Print them exactly: the lines from the beginning of the entries below through the line that contains "plt.rcParams['font.family'] = ['Lato', 'DejaVu", and only those, with the pictures left out.

Plotting code records
* start *

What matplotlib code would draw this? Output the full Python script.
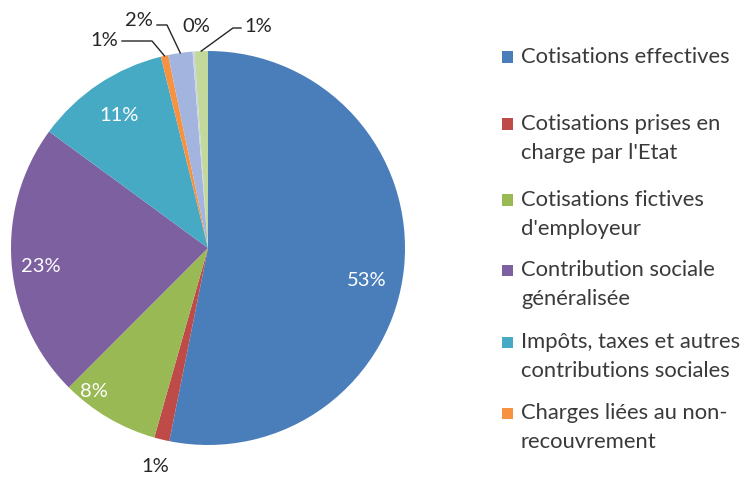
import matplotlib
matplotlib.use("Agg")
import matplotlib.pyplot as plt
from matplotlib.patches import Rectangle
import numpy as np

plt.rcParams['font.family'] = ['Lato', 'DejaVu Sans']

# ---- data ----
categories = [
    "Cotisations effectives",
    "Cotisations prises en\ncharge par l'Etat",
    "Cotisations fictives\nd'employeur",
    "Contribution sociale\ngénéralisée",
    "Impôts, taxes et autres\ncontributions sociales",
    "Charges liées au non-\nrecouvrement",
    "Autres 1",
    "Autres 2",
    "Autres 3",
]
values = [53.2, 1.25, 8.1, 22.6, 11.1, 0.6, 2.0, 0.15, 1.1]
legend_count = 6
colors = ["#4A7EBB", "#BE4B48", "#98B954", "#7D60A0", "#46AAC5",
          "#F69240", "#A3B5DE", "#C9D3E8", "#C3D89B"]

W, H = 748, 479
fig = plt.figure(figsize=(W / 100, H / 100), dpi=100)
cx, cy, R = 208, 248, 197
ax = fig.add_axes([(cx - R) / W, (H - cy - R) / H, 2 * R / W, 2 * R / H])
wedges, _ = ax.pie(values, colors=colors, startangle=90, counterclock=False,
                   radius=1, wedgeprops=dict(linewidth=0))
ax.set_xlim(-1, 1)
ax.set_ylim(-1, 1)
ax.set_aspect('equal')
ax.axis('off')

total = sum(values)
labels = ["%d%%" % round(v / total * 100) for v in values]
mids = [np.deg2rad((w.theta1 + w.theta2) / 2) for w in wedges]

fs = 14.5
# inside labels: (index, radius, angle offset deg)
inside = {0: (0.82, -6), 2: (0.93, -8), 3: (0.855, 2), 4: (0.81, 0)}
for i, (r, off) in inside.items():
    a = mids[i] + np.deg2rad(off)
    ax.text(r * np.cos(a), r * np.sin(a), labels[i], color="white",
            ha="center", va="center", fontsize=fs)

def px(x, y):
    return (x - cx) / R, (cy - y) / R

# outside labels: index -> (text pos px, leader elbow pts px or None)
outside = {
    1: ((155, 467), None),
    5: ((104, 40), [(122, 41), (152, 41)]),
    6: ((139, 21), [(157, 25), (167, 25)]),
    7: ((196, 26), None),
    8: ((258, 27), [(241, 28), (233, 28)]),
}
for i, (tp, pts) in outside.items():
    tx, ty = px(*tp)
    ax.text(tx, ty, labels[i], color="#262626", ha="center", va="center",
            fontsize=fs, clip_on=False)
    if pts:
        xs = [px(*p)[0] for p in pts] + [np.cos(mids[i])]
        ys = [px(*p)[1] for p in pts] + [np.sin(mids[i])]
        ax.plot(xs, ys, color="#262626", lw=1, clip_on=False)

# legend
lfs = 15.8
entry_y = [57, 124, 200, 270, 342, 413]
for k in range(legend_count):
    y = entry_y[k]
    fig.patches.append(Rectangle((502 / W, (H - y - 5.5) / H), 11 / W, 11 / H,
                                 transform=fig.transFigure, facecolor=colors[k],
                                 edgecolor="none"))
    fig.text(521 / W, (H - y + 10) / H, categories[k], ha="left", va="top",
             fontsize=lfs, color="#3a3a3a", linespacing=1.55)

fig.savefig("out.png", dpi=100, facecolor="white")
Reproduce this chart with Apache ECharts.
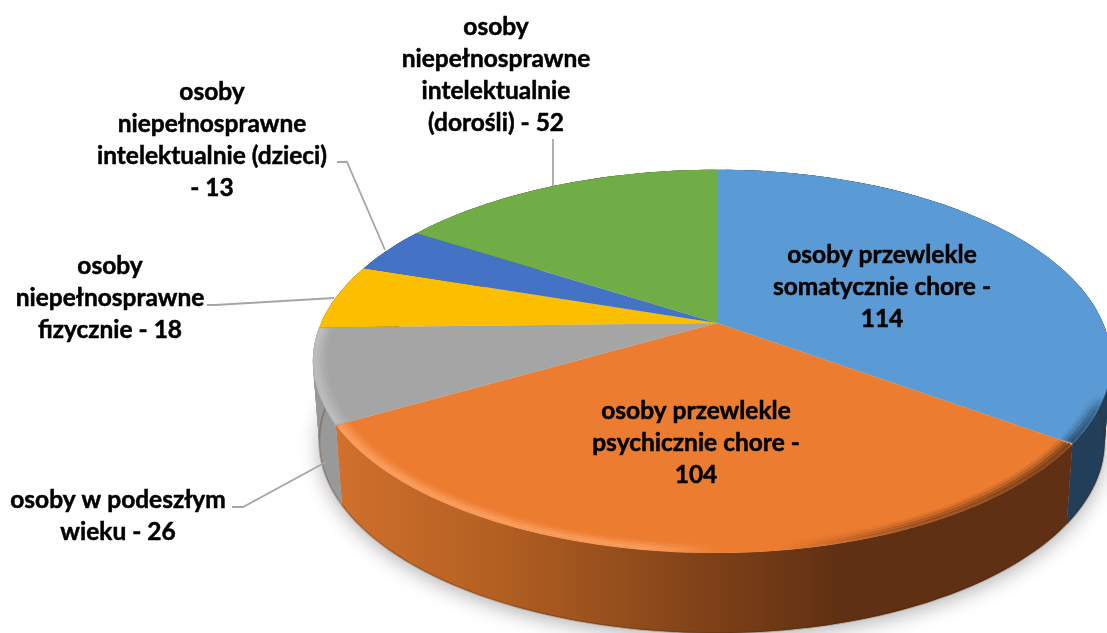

* end *

Correct result:
What matplotlib code would draw this? Output the full Python script.
import matplotlib
matplotlib.use("Agg")
import matplotlib.pyplot as plt
from matplotlib.patches import Rectangle
import numpy as np

plt.rcParams['font.family'] = ['Lato', 'DejaVu Sans']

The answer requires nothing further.